* [MATERIAL]:
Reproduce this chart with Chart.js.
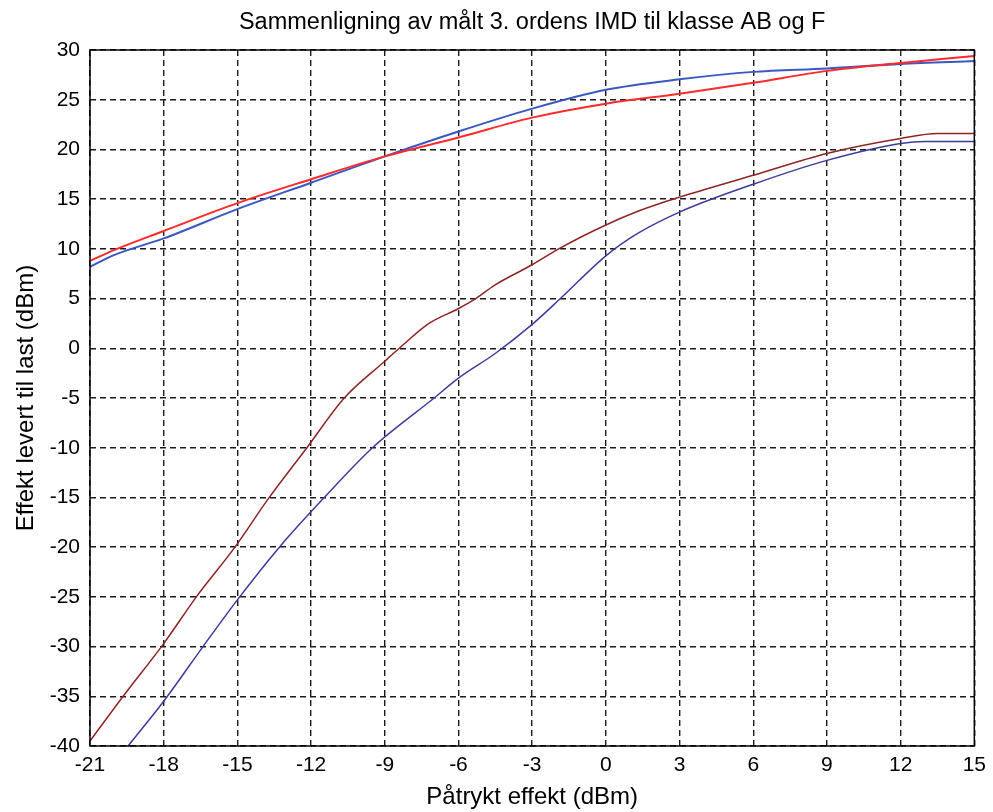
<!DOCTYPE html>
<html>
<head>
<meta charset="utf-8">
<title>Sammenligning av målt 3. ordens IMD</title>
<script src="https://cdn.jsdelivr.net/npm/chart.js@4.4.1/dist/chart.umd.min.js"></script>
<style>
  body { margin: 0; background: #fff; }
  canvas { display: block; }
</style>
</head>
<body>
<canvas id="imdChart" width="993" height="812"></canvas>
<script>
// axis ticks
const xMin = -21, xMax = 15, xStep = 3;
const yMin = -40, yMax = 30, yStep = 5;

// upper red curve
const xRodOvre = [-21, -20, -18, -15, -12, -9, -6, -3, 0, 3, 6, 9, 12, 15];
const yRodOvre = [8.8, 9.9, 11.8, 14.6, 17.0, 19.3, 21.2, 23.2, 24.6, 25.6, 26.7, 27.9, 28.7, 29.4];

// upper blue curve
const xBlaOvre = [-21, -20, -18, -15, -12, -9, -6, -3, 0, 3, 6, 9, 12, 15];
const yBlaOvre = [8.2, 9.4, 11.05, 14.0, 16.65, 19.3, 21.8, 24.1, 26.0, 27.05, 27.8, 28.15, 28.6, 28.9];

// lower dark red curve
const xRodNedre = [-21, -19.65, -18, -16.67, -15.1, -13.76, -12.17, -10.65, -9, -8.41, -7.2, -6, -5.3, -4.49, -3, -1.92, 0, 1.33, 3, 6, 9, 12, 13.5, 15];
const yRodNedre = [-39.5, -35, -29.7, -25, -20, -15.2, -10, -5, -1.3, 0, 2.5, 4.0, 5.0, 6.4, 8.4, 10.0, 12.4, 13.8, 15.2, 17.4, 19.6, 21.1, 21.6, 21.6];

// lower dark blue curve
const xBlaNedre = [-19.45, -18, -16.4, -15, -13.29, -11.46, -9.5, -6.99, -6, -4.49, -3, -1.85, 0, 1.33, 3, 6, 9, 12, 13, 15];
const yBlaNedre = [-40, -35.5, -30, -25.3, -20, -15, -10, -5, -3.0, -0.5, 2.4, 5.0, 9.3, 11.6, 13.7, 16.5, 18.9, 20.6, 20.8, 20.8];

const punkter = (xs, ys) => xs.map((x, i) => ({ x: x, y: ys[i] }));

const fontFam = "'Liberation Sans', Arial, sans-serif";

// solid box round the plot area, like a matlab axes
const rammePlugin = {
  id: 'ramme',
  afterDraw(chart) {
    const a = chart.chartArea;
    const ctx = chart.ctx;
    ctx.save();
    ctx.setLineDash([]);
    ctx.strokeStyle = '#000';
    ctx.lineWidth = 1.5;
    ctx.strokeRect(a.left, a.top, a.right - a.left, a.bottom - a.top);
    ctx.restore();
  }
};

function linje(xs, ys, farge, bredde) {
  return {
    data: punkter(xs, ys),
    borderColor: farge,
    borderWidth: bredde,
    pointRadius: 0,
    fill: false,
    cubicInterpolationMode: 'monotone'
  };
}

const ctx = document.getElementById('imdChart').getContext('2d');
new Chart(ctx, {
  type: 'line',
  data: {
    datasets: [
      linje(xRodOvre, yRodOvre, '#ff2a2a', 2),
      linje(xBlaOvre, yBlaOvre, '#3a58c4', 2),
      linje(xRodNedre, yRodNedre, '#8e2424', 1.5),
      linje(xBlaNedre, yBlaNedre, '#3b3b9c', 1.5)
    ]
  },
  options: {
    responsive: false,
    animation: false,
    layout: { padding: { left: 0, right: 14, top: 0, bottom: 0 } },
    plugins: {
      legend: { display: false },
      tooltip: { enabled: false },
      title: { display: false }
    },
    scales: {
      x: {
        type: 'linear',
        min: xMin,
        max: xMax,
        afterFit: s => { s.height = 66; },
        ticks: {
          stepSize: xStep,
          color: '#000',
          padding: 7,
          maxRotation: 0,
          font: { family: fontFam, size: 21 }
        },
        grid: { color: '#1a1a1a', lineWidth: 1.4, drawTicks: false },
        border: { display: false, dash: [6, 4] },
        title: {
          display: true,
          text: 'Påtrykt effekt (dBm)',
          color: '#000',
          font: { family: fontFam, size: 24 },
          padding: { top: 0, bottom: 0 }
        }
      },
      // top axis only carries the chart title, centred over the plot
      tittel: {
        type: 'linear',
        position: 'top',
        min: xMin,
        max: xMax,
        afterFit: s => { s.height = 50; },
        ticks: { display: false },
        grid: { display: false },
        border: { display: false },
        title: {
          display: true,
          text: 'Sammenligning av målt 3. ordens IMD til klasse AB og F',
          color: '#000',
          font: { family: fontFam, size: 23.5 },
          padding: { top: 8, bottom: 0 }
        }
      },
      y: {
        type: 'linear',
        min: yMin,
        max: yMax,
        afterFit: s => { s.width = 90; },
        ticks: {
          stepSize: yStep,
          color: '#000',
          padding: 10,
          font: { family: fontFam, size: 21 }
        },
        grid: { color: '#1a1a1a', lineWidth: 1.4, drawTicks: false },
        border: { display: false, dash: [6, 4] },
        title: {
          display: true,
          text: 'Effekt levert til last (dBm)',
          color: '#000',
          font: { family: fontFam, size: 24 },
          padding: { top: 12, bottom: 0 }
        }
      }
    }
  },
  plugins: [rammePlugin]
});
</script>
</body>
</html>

* [EXERCISE DETAILS]:
Repeat the full listing above exactly, with no pictures in the copy.

* [TASK OUTPUT]:
Reproduce this chart with Chart.js.
<!DOCTYPE html>
<html>
<head>
<meta charset="utf-8">
<title>Sammenligning av målt 3. ordens IMD</title>
<script src="https://cdn.jsdelivr.net/npm/chart.js@4.4.1/dist/chart.umd.min.js"></script>
<style>
  body { margin: 0; background: #fff; }
  canvas { display: block; }
</style>
</head>
<body>
<canvas id="imdChart" width="993" height="812"></canvas>
<script>
// axis ticks
const xMin = -21, xMax = 15, xStep = 3;
const yMin = -40, yMax = 30, yStep = 5;

// upper red curve
const xRodOvre = [-21, -20, -18, -15, -12, -9, -6, -3, 0, 3, 6, 9, 12, 15];
const yRodOvre = [8.8, 9.9, 11.8, 14.6, 17.0, 19.3, 21.2, 23.2, 24.6, 25.6, 26.7, 27.9, 28.7, 29.4];

// upper blue curve
const xBlaOvre = [-21, -20, -18, -15, -12, -9, -6, -3, 0, 3, 6, 9, 12, 15];
const yBlaOvre = [8.2, 9.4, 11.05, 14.0, 16.65, 19.3, 21.8, 24.1, 26.0, 27.05, 27.8, 28.15, 28.6, 28.9];

// lower dark red curve
const xRodNedre = [-21, -19.65, -18, -16.67, -15.1, -13.76, -12.17, -10.65, -9, -8.41, -7.2, -6, -5.3, -4.49, -3, -1.92, 0, 1.33, 3, 6, 9, 12, 13.5, 15];
const yRodNedre = [-39.5, -35, -29.7, -25, -20, -15.2, -10, -5, -1.3, 0, 2.5, 4.0, 5.0, 6.4, 8.4, 10.0, 12.4, 13.8, 15.2, 17.4, 19.6, 21.1, 21.6, 21.6];

// lower dark blue curve
const xBlaNedre = [-19.45, -18, -16.4, -15, -13.29, -11.46, -9.5, -6.99, -6, -4.49, -3, -1.85, 0, 1.33, 3, 6, 9, 12, 13, 15];
const yBlaNedre = [-40, -35.5, -30, -25.3, -20, -15, -10, -5, -3.0, -0.5, 2.4, 5.0, 9.3, 11.6, 13.7, 16.5, 18.9, 20.6, 20.8, 20.8];

const punkter = (xs, ys) => xs.map((x, i) => ({ x: x, y: ys[i] }));

const fontFam = "'Liberation Sans', Arial, sans-serif";

// solid box round the plot area, like a matlab axes
const rammePlugin = {
  id: 'ramme',
  afterDraw(chart) {
    const a = chart.chartArea;
    const ctx = chart.ctx;
    ctx.save();
    ctx.setLineDash([]);
    ctx.strokeStyle = '#000';
    ctx.lineWidth = 1.5;
    ctx.strokeRect(a.left, a.top, a.right - a.left, a.bottom - a.top);
    ctx.restore();
  }
};

function linje(xs, ys, farge, bredde) {
  return {
    data: punkter(xs, ys),
    borderColor: farge,
    borderWidth: bredde,
    pointRadius: 0,
    fill: false,
    cubicInterpolationMode: 'monotone'
  };
}

const ctx = document.getElementById('imdChart').getContext('2d');
new Chart(ctx, {
  type: 'line',
  data: {
    datasets: [
      linje(xRodOvre, yRodOvre, '#ff2a2a', 2),
      linje(xBlaOvre, yBlaOvre, '#3a58c4', 2),
      linje(xRodNedre, yRodNedre, '#8e2424', 1.5),
      linje(xBlaNedre, yBlaNedre, '#3b3b9c', 1.5)
    ]
  },
  options: {
    responsive: false,
    animation: false,
    layout: { padding: { left: 0, right: 14, top: 0, bottom: 0 } },
    plugins: {
      legend: { display: false },
      tooltip: { enabled: false },
      title: { display: false }
    },
    scales: {
      x: {
        type: 'linear',
        min: xMin,
        max: xMax,
        afterFit: s => { s.height = 66; },
        ticks: {
          stepSize: xStep,
          color: '#000',
          padding: 7,
          maxRotation: 0,
          font: { family: fontFam, size: 21 }
        },
        grid: { color: '#1a1a1a', lineWidth: 1.4, drawTicks: false },
        border: { display: false, dash: [6, 4] },
        title: {
          display: true,
          text: 'Påtrykt effekt (dBm)',
          color: '#000',
          font: { family: fontFam, size: 24 },
          padding: { top: 0, bottom: 0 }
        }
      },
      // top axis only carries the chart title, centred over the plot
      tittel: {
        type: 'linear',
        position: 'top',
        min: xMin,
        max: xMax,
        afterFit: s => { s.height = 50; },
        ticks: { display: false },
        grid: { display: false },
        border: { display: false },
        title: {
          display: true,
          text: 'Sammenligning av målt 3. ordens IMD til klasse AB og F',
          color: '#000',
          font: { family: fontFam, size: 23.5 },
          padding: { top: 8, bottom: 0 }
        }
      },
      y: {
        type: 'linear',
        min: yMin,
        max: yMax,
        afterFit: s => { s.width = 90; },
        ticks: {
          stepSize: yStep,
          color: '#000',
          padding: 10,
          font: { family: fontFam, size: 21 }
        },
        grid: { color: '#1a1a1a', lineWidth: 1.4, drawTicks: false },
        border: { display: false, dash: [6, 4] },
        title: {
          display: true,
          text: 'Effekt levert til last (dBm)',
          color: '#000',
          font: { family: fontFam, size: 24 },
          padding: { top: 12, bottom: 0 }
        }
      }
    }
  },
  plugins: [rammePlugin]
});
</script>
</body>
</html>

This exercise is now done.